Ebbing and Flowing

Throughout my lifetime the ocean has always been my source of strength, inspiration and reflection. As a young girl going to my grandparents’ cottage in Marshfield, MA for a month each summer was a gift that I treasured. For the past five years, I have lived on the Chester River on Maryland’s Eastern Shore. It has made me realize that I must always live on the water.

My job leading an independent school in the past two years of COVID has been complicated, exhausting, and challenging at times. Yet, my school is located on the Chester River and the views, especially the one from the Library, brings peace when I can take a moment to gaze outside or better yet, take a walk with River through the back field to the water’s edge. 

My home has also been an oasis of rejuvenation each day as I watch the ever-changing and never-ending flow and colors of the river, and reflect on the health and well-being of my school community. I have heard many times, “take time for yourself.” That is much easier said than done. But, I do have an amazing view from my new picture window at home and I am so grateful for the chance to relax and regroup at the red roof inn.
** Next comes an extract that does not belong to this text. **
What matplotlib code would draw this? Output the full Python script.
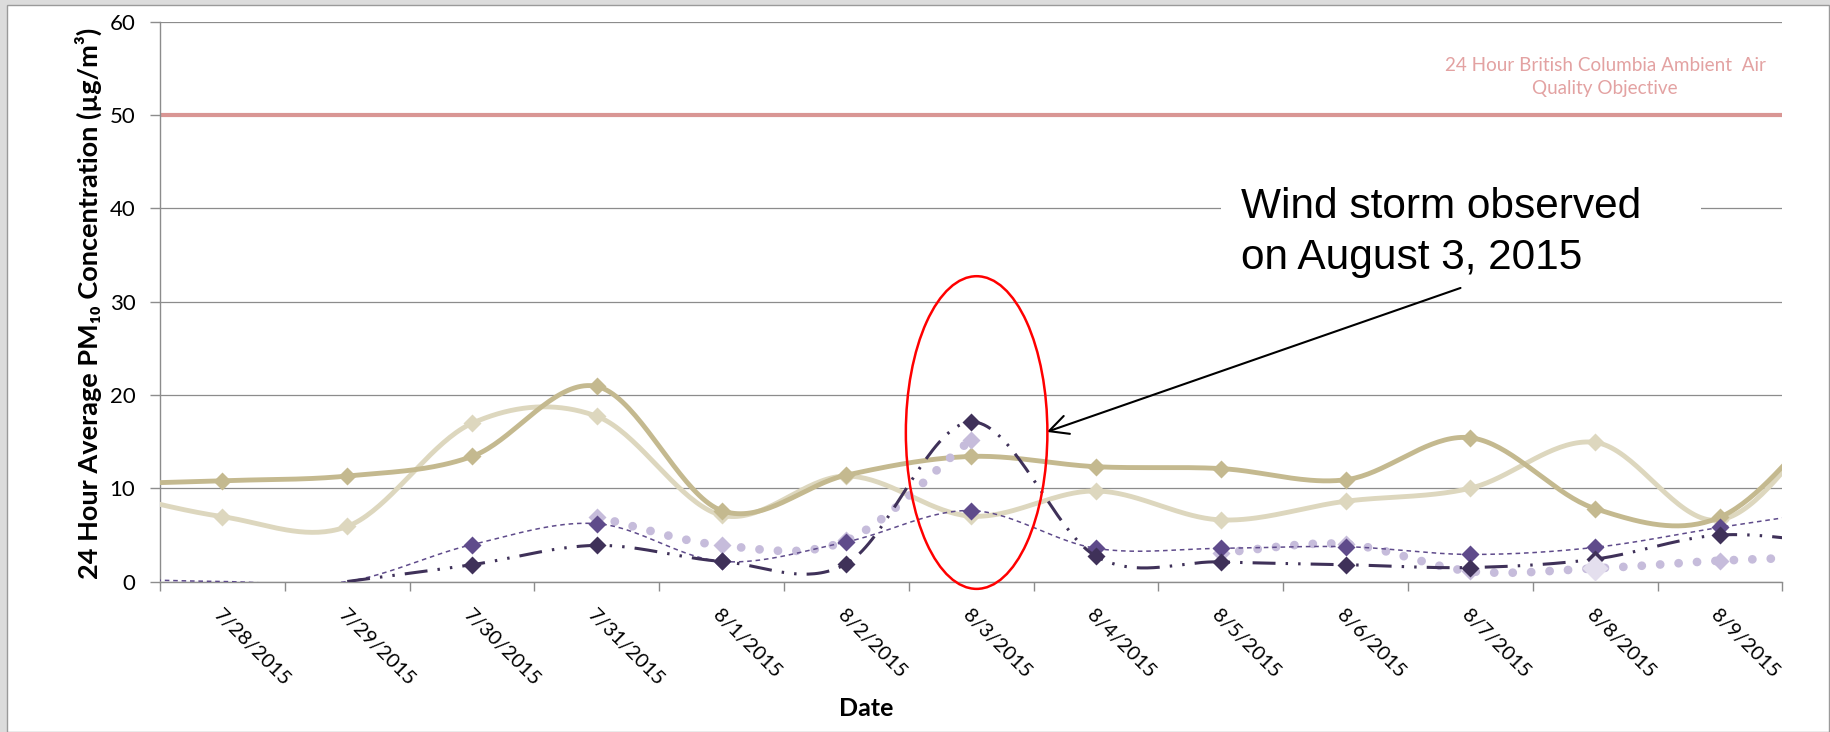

A colleague shared a poem with me recently. Advice from a River by Ilan Shamir resonates with me and I refer to it almost daily. Its last line, Beauty is in the Journey, speaks directly to me. No matter the obstacle, go around it and continue with the flow. The journey will make you stronger and you will come to understand its beauty. This seems like an especially accurate metaphor for life in the time of COVID.

The ocean’s beauty always calls me and I look forward to being in Satellite Beach, FL for spring break. I plan to use the time to decompress. That consistent ebbing and flowing you see and hear as you gaze at the ocean or sit by its side “de-stimulates our brains,” says Richard Shuster, clinical psychologist and host of The Daily Helping podcast. The noises and the visuals activate our parasympathetic nervous system, which literally slows us down and allows us to relax.

In addition, the color blue has been found to be associated with feelings of calm and peace. “Staring at the ocean,” says Shuster, “actually changes our brain waves’ frequency and puts us into a mild meditative state.” A study published in the American Association for the Advancement of Science’s journal even found that blue is associated with a boost of creativity.

Maybe this explains why I can always do my best writing in my home or at the beach. The energy of the ebbing and flowing awakens and stimulates my creativity flow. And, the water always shows me that no matter the storm, this, too, shall pass.